Hazardous chemicals and leftovers were found in fake Nestle branded goods

Manufacturers in Duliu township in Northern China's Tianjin Municipality were allegedly found to be producing counterfeit brands of food seasoning, such as Nestle and Totole, worth more  than 1 billion yaun (€135 million).

In the latest food scandal to occur in China, at least 50 plants were counterfeiting the products, with one manufacturer revealing to The Beijing News that they have all the popular seasoning brands, including Totole's granulated chicken flavor soup base mix, Nestle's Maggi cooking sauce and Wang Shouyi Shi San Xiang's multi-flavoured spice.

The counterfeit soy sauce is made from industrial salt, artificial colouring and food additives and tap water, the report said.

"Industrial salt is considered dangerous. It contains hazardous chemicals like nitrite - a carcinogen - and heavy metals, which harm the liver and kidney," said Liu Shaowei to The Global Times.
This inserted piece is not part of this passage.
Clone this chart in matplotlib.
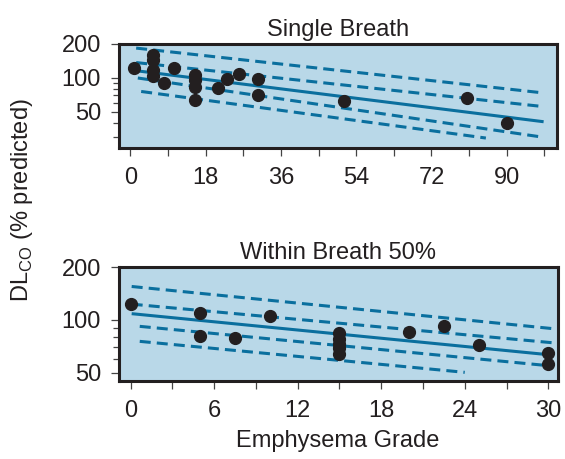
import matplotlib
matplotlib.use('Agg')
import matplotlib.pyplot as plt
from matplotlib.ticker import FixedLocator, NullFormatter

plt.rcParams['font.family'] = ['Liberation Sans', 'DejaVu Sans']
plt.rcParams['mathtext.fontset'] = 'custom'
plt.rcParams['mathtext.rm'] = 'Liberation Sans'

# Single Breath panel
sb_x = [1, 5.5, 5.5, 5.5, 5.5, 8, 10.5, 15.5, 15.5, 15.5, 15.5, 21, 23, 26, 30.5, 30.5, 51, 80.5, 90]
sb_y = [122, 160, 144, 117, 104, 91, 122, 107, 96, 84, 64, 81, 97, 109, 98, 71, 63, 66, 40]
sb_fit_x = [0.6, 98.8]
sb_fit_y = [117, 41]
sb_band_x = [[1.4, 98.4], [1.4, 98.4], [1.8, 98.4], [2.6, 85]]
sb_band_y = [[184, 74], [137, 56], [100, 30], [76, 29.4]]

# Within Breath 50% panel
wb_x = [0, 5, 5, 7.5, 10, 15, 15, 15, 15, 15, 20, 22.5, 25, 30, 30]
wb_y = [123, 109, 81, 79, 105, 84, 78, 73, 69, 64, 85, 93, 72, 65, 56.5]
wb_fit_x = [0.07, 30]
wb_fit_y = [108.6, 63.5]
wb_band_x = [[0.07, 30.5], [0.07, 30.5], [0.65, 30], [0.65, 24]]
wb_band_y = [[155, 89], [123, 74], [92, 55], [75.6, 50.4]]

BG = '#b9d8e8'
LINE = '#0a6f9e'
DOT = '#231f20'
FS = 17

fig = plt.figure(figsize=(5.65, 4.59), dpi=100)
ax1 = fig.add_axes([119/565, 1-148/459, 438/565, 104/459])
ax2 = fig.add_axes([119/565, 1-381/459, 439/565, 114/459])


def style(ax, title, xlim, ylim, xmaj, xmin, ymin):
    ax.set_facecolor(BG)
    ax.set_yscale('log')
    ax.set_xlim(*xlim)
    ax.set_ylim(*ylim)
    ax.set_xticks(xmaj)
    ax.set_xticklabels([str(v) for v in xmaj])
    ax.xaxis.set_minor_locator(FixedLocator(xmin))
    ax.set_yticks([50, 100, 200])
    ax.set_yticklabels(['50', '100', '200'])
    ax.yaxis.set_minor_locator(FixedLocator(ymin))
    ax.yaxis.set_minor_formatter(NullFormatter())
    for s in ax.spines.values():
        s.set_linewidth(2.2)
        s.set_color(DOT)
    ax.tick_params(which='both', direction='out', color='#444444', width=0.9,
                   labelsize=FS, labelcolor=DOT)
    ax.tick_params(axis='x', which='both', length=6, pad=8)
    ax.tick_params(axis='y', which='major', length=6, pad=7)
    ax.tick_params(axis='y', which='minor', length=4)
    ax.set_title(title, fontsize=FS, color=DOT, pad=6)


def draw(ax, x, y, fx, fy, bx, by):
    ax.plot(fx, fy, color=LINE, lw=2.2, solid_capstyle='butt', zorder=2)
    for xs, ys in zip(bx, by):
        ax.plot(xs, ys, color=LINE, lw=2.2, linestyle=(0, (3.6, 2.0)),
                dash_capstyle='butt', zorder=2)
    ax.plot(x, y, 'o', color=DOT, ms=8.5, zorder=3)


draw(ax1, sb_x, sb_y, sb_fit_x, sb_fit_y, sb_band_x, sb_band_y)
style(ax1, 'Single Breath', (-2.7, 102), (24, 200),
      [0, 18, 36, 54, 72, 90], [9, 27, 45, 63, 81, 99], [30, 40, 60, 70, 80, 90])

draw(ax2, wb_x, wb_y, wb_fit_x, wb_fit_y, wb_band_x, wb_band_y)
style(ax2, 'Within Breath 50%', (-0.84, 30.7), (45, 200),
      [0, 6, 12, 18, 24, 30], [3, 9, 15, 21, 27], [60, 70, 80, 90])

fig.text(22/565, 1-200/459, r'DL$_{\mathrm{CO}}$ (% predicted)', rotation=90,
         ha='center', va='center', fontsize=FS, color=DOT)
fig.text(338/565, 1-441/459, 'Emphysema Grade', ha='center', va='center',
         fontsize=FS, color=DOT)

fig.savefig('out.png', dpi=100)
The report also said that after being used by other factories nearby that are making sunflower seeds, leftover star anise, Sichuan pepper and fennel are dried, grounded, processed and labelled as the multi-flavoured spice to be sold.

The packaging of the fake products is the exact same as authentic ones, down to the font size and colour, and even the QR codes. Production of the products is thought to have been in effect for almost a decade.

The counterfeit products are believed to have been purchased by lower-level wholesalers for consumption in restaurants and smaller supermarkets, with no indication that any of the goods have been exported outside of China.

A sampling inspection conducted by the China Food and Drug Administration for the upcoming Spring Festival shows six batches of 11 types of food, including meat, edible oil, beverages, dairy products, fruits and wine failed, with 1,392 batches passing the inspection, China News Service reported on Monday.

This scandal comes as the latest in a string of many in recent years, with previous incidents including infant milk tainted with the industrial chemical melamine, which left 6 infants dead and up to 300,000 ill in 2008 and the revelation in 2010 that one in ten meals in China were cooked using recycled oil scavenged from sewerage drains.

Officials from the Food and Drug Administration are currently investigating the counterfeit products.